What is the difference between sanded and un-sanded grout? In general, the primary difference between sanded and un-sanded grouts would be the area of application. Typically, un-sanded grouts are used in narrow joints less than 1/8" in thickness (such as the joints on most wall tiles or on polished stones such as granite nor marble) while sanded grouts would typically be used on joints 1/8" or thicker (such as most floor joints). While sometimes these grouts are referred to as floor (sanded) and wall (un-sanded), this is simply a result of their common usage, not a mandatory rule of application.
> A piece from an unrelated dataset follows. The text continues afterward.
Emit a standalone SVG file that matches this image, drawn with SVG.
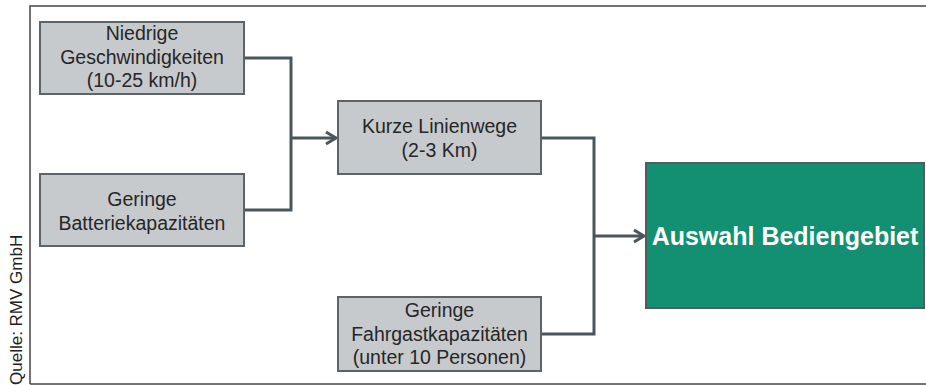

Do I need to seal natural stone even if it is already polished? Yes, all natural stone is porous and as such should be sealed. Some denser stones (such as Granite) do not stain easily and are commonly left untreated. However, they are still porous and may be stained under the correct circumstances.


Once fixed, how do I maintain tiles? With proper care and attention, correctly install good quality tiles should give many years trouble free service. Under normal circumstances they need little maintenance and are easily kept clean by wiping or mopping with warm water to which a neutral or nearly neutral detergent has been added. The cleaning solution should be allowed to stay on the surface for 5 to 10 minutes after which it should be removed by rinsing thoroughly with clean water. The most important point to remember is the rinsing process, which removes the dirt. Inadequate rinsing can lead to a build up of deposits, which will gather dirt, making your tiles dull and floor tiles slippery.


Grit is the biggest enemy of any flooring material and a mat next to external doors is strongly recommended. Some terracotta, natural stone and slate tiles may need re-sealing. Ask your tile supplier about this when buying tiles.


Can I tile over existing tiles? Yes, providing that the existing tiling is firmly bonded to the existing background. You will have to clean the existing tiling thoroughly and degrease them before fixing the new tiles. Make sure you tell the tiler so that correct adhesive is purchased.